== SET TASK ==
Copy each of the entries below faithfully, setting aside any pictures.

== RAW RECORDS ==
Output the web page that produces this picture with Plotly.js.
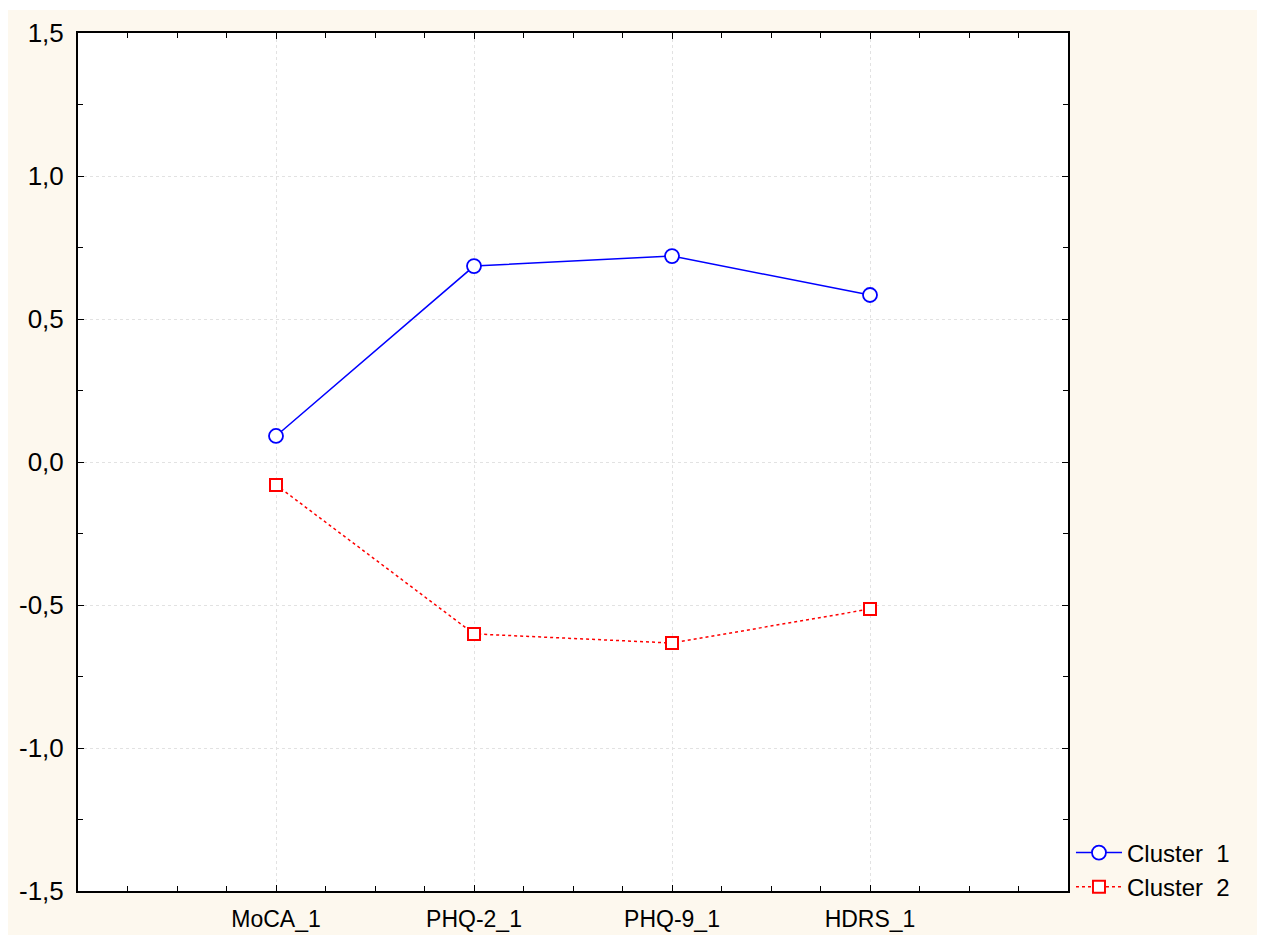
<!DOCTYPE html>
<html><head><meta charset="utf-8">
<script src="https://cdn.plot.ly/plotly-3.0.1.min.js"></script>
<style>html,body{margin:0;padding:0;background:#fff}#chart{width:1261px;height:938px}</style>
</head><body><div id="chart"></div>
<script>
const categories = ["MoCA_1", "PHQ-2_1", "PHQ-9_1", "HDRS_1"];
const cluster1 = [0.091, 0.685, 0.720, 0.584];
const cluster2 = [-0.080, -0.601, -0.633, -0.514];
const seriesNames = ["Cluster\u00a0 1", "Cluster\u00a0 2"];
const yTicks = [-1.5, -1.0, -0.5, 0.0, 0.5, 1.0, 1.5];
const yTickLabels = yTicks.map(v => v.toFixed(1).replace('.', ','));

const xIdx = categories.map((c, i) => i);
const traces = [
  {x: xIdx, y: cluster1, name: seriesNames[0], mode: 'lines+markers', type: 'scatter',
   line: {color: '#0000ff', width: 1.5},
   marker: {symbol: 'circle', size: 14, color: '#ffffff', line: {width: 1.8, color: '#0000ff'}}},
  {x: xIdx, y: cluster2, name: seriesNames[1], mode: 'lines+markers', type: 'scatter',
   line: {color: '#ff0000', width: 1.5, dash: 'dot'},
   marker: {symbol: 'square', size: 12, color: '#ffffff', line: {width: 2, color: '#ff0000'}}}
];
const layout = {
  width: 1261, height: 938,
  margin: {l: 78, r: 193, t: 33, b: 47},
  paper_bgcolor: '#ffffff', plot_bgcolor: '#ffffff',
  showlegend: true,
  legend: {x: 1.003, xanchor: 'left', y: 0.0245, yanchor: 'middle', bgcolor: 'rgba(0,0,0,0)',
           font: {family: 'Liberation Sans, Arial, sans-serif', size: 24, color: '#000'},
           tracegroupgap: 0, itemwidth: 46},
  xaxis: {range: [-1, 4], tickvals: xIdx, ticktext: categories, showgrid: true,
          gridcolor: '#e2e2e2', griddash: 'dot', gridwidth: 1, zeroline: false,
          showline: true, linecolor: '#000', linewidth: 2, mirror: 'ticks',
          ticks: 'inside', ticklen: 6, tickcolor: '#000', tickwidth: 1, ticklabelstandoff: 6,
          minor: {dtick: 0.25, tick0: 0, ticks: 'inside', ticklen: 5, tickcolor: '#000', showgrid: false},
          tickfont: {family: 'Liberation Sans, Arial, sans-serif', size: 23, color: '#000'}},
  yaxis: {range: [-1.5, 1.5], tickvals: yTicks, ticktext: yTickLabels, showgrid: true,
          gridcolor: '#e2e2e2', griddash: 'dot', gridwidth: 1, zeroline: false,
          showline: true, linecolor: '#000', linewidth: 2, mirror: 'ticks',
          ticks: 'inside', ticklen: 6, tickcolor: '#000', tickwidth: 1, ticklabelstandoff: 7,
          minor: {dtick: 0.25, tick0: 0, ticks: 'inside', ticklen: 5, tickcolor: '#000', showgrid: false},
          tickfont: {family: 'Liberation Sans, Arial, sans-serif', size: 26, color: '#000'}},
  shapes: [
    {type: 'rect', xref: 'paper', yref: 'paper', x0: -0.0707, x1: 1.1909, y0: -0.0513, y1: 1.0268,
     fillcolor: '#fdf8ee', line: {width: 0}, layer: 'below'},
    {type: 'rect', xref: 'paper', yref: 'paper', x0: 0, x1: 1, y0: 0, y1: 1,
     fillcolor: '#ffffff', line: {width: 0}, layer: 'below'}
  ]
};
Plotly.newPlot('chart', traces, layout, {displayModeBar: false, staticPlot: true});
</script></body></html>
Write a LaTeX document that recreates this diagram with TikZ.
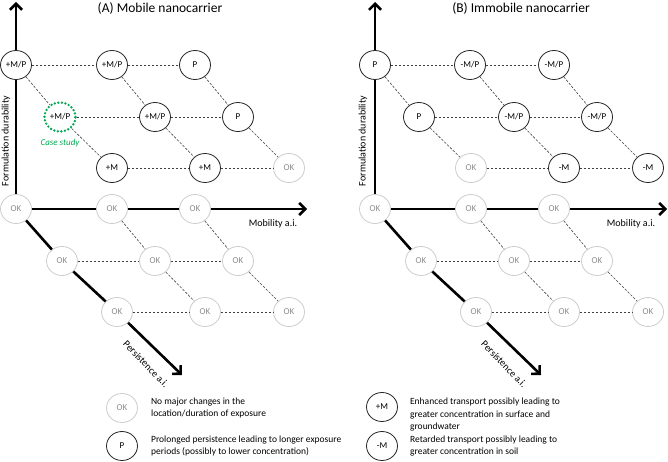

== RESPONSE ==
Output the web page that produces this picture with Plotly.js.
<!DOCTYPE html>
<html><head><meta charset="utf-8">
<script src="https://cdn.plot.ly/plotly-3.0.1.min.js"></script>
<style>html,body{margin:0;padding:0;background:#fff}#chart{width:1261px;height:938px}</style>
</head><body><div id="chart"></div>
<script>
const categories = ["MoCA_1", "PHQ-2_1", "PHQ-9_1", "HDRS_1"];
const cluster1 = [0.091, 0.685, 0.720, 0.584];
const cluster2 = [-0.080, -0.601, -0.633, -0.514];
const seriesNames = ["Cluster\u00a0 1", "Cluster\u00a0 2"];
const yTicks = [-1.5, -1.0, -0.5, 0.0, 0.5, 1.0, 1.5];
const yTickLabels = yTicks.map(v => v.toFixed(1).replace('.', ','));

const xIdx = categories.map((c, i) => i);
const traces = [
  {x: xIdx, y: cluster1, name: seriesNames[0], mode: 'lines+markers', type: 'scatter',
   line: {color: '#0000ff', width: 1.5},
   marker: {symbol: 'circle', size: 14, color: '#ffffff', line: {width: 1.8, color: '#0000ff'}}},
  {x: xIdx, y: cluster2, name: seriesNames[1], mode: 'lines+markers', type: 'scatter',
   line: {color: '#ff0000', width: 1.5, dash: 'dot'},
   marker: {symbol: 'square', size: 12, color: '#ffffff', line: {width: 2, color: '#ff0000'}}}
];
const layout = {
  width: 1261, height: 938,
  margin: {l: 78, r: 193, t: 33, b: 47},
  paper_bgcolor: '#ffffff', plot_bgcolor: '#ffffff',
  showlegend: true,
  legend: {x: 1.003, xanchor: 'left', y: 0.0245, yanchor: 'middle', bgcolor: 'rgba(0,0,0,0)',
           font: {family: 'Liberation Sans, Arial, sans-serif', size: 24, color: '#000'},
           tracegroupgap: 0, itemwidth: 46},
  xaxis: {range: [-1, 4], tickvals: xIdx, ticktext: categories, showgrid: true,
          gridcolor: '#e2e2e2', griddash: 'dot', gridwidth: 1, zeroline: false,
          showline: true, linecolor: '#000', linewidth: 2, mirror: 'ticks',
          ticks: 'inside', ticklen: 6, tickcolor: '#000', tickwidth: 1, ticklabelstandoff: 6,
          minor: {dtick: 0.25, tick0: 0, ticks: 'inside', ticklen: 5, tickcolor: '#000', showgrid: false},
          tickfont: {family: 'Liberation Sans, Arial, sans-serif', size: 23, color: '#000'}},
  yaxis: {range: [-1.5, 1.5], tickvals: yTicks, ticktext: yTickLabels, showgrid: true,
          gridcolor: '#e2e2e2', griddash: 'dot', gridwidth: 1, zeroline: false,
          showline: true, linecolor: '#000', linewidth: 2, mirror: 'ticks',
          ticks: 'inside', ticklen: 6, tickcolor: '#000', tickwidth: 1, ticklabelstandoff: 7,
          minor: {dtick: 0.25, tick0: 0, ticks: 'inside', ticklen: 5, tickcolor: '#000', showgrid: false},
          tickfont: {family: 'Liberation Sans, Arial, sans-serif', size: 26, color: '#000'}},
  shapes: [
    {type: 'rect', xref: 'paper', yref: 'paper', x0: -0.0707, x1: 1.1909, y0: -0.0513, y1: 1.0268,
     fillcolor: '#fdf8ee', line: {width: 0}, layer: 'below'},
    {type: 'rect', xref: 'paper', yref: 'paper', x0: 0, x1: 1, y0: 0, y1: 1,
     fillcolor: '#ffffff', line: {width: 0}, layer: 'below'}
  ]
};
Plotly.newPlot('chart', traces, layout, {displayModeBar: false, staticPlot: true});
</script></body></html>
Write a LaTeX document that recreates this diagram with TikZ.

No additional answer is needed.